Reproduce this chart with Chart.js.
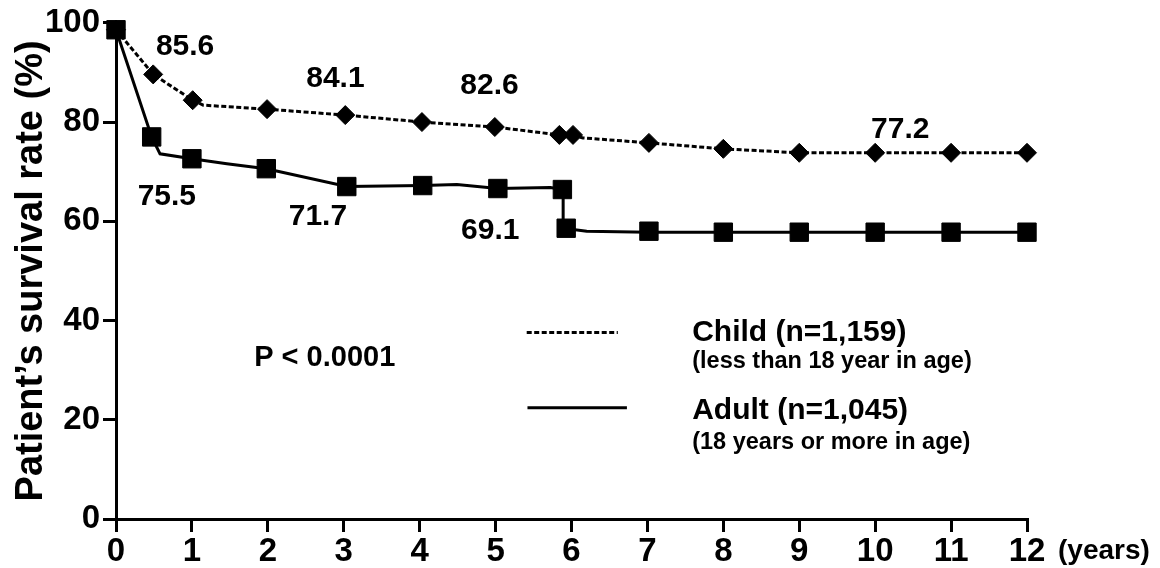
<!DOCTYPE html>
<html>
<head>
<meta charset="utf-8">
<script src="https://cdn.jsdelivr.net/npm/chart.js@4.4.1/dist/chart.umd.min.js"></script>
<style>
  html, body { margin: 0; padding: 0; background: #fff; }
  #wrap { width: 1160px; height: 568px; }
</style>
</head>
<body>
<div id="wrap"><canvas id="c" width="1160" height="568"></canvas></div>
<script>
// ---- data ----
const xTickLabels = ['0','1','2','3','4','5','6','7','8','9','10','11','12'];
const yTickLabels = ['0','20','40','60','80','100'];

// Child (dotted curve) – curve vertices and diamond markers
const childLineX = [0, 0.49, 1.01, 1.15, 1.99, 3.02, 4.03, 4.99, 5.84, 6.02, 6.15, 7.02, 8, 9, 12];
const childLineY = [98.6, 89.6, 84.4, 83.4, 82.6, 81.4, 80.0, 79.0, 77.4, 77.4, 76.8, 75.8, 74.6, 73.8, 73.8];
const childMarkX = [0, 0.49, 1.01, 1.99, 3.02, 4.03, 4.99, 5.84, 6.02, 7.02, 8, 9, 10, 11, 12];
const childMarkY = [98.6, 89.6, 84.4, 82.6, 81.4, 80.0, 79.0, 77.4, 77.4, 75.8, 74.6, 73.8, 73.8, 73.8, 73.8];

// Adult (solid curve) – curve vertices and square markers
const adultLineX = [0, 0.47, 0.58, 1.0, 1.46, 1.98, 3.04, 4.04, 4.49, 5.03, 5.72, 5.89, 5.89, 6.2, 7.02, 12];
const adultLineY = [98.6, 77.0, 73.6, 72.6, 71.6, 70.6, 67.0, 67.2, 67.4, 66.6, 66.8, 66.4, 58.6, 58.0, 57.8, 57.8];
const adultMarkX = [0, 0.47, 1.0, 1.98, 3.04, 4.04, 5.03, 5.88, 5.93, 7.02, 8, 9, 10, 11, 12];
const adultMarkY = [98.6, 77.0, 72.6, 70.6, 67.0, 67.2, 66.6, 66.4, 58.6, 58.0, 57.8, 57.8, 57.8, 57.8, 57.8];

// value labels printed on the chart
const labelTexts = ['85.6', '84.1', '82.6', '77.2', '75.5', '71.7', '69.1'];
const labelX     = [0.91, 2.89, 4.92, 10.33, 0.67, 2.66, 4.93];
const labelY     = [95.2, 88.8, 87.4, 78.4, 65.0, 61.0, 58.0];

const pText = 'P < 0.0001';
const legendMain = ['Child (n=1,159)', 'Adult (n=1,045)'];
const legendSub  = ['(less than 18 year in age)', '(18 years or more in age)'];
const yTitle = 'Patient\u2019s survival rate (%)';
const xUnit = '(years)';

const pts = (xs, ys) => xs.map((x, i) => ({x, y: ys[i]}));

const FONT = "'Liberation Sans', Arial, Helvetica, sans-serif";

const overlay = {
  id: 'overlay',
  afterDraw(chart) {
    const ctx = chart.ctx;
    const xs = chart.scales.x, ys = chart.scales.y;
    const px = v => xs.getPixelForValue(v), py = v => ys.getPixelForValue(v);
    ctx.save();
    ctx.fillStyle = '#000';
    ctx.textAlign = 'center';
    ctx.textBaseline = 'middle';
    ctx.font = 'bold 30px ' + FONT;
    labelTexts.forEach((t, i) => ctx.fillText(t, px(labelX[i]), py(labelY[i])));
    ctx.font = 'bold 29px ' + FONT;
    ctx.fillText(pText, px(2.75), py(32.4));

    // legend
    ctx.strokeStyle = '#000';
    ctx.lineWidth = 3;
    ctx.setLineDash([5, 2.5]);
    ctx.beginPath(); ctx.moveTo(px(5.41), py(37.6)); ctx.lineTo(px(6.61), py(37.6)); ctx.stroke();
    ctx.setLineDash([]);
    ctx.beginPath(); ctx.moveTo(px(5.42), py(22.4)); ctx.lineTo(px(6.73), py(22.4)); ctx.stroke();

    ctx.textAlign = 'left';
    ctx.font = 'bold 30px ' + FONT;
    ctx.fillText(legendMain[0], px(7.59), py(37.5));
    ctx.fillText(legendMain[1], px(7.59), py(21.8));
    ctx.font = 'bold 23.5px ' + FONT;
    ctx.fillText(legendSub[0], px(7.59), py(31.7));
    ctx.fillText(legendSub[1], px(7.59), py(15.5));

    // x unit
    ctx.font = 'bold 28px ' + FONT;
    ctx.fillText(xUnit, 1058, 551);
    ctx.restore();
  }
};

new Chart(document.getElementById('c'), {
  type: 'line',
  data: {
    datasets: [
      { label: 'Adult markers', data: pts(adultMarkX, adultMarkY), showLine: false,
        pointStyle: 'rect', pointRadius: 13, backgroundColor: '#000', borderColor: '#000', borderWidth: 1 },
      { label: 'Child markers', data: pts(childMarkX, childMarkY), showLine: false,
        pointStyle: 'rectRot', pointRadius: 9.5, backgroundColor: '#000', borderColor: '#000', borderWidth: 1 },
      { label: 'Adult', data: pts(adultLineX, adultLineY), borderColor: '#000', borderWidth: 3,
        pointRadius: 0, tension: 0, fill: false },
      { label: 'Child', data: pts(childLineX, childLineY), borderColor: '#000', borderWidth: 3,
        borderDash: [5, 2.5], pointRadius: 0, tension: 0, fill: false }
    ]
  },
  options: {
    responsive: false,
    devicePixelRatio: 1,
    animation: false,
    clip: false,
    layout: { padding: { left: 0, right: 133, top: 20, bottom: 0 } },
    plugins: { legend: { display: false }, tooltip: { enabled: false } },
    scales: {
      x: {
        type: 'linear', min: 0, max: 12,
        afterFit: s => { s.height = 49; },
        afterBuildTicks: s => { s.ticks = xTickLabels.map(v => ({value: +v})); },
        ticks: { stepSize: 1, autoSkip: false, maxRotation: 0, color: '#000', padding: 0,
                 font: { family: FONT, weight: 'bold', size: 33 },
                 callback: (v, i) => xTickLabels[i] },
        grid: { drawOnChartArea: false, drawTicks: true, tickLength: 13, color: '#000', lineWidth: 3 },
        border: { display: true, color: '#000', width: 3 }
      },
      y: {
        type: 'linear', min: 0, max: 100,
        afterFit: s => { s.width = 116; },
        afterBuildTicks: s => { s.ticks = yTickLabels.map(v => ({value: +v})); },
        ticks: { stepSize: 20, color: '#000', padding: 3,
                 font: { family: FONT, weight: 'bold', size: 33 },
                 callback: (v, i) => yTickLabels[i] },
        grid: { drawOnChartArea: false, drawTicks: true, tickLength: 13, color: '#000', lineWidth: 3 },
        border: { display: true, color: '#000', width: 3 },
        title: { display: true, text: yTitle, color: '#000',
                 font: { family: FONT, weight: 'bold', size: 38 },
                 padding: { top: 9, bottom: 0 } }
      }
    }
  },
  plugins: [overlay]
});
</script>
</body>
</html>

- _Problem requirements_: Reproduce only the lines from the beginning of the data through the line that contains "73.8, 73.8, 73.8];", both included, and please drop the pictures.

- _The completed task_:
Reproduce this chart with Chart.js.
<!DOCTYPE html>
<html>
<head>
<meta charset="utf-8">
<script src="https://cdn.jsdelivr.net/npm/chart.js@4.4.1/dist/chart.umd.min.js"></script>
<style>
  html, body { margin: 0; padding: 0; background: #fff; }
  #wrap { width: 1160px; height: 568px; }
</style>
</head>
<body>
<div id="wrap"><canvas id="c" width="1160" height="568"></canvas></div>
<script>
// ---- data ----
const xTickLabels = ['0','1','2','3','4','5','6','7','8','9','10','11','12'];
const yTickLabels = ['0','20','40','60','80','100'];

// Child (dotted curve) – curve vertices and diamond markers
const childLineX = [0, 0.49, 1.01, 1.15, 1.99, 3.02, 4.03, 4.99, 5.84, 6.02, 6.15, 7.02, 8, 9, 12];
const childLineY = [98.6, 89.6, 84.4, 83.4, 82.6, 81.4, 80.0, 79.0, 77.4, 77.4, 76.8, 75.8, 74.6, 73.8, 73.8];
const childMarkX = [0, 0.49, 1.01, 1.99, 3.02, 4.03, 4.99, 5.84, 6.02, 7.02, 8, 9, 10, 11, 12];
const childMarkY = [98.6, 89.6, 84.4, 82.6, 81.4, 80.0, 79.0, 77.4, 77.4, 75.8, 74.6, 73.8, 73.8, 73.8, 73.8];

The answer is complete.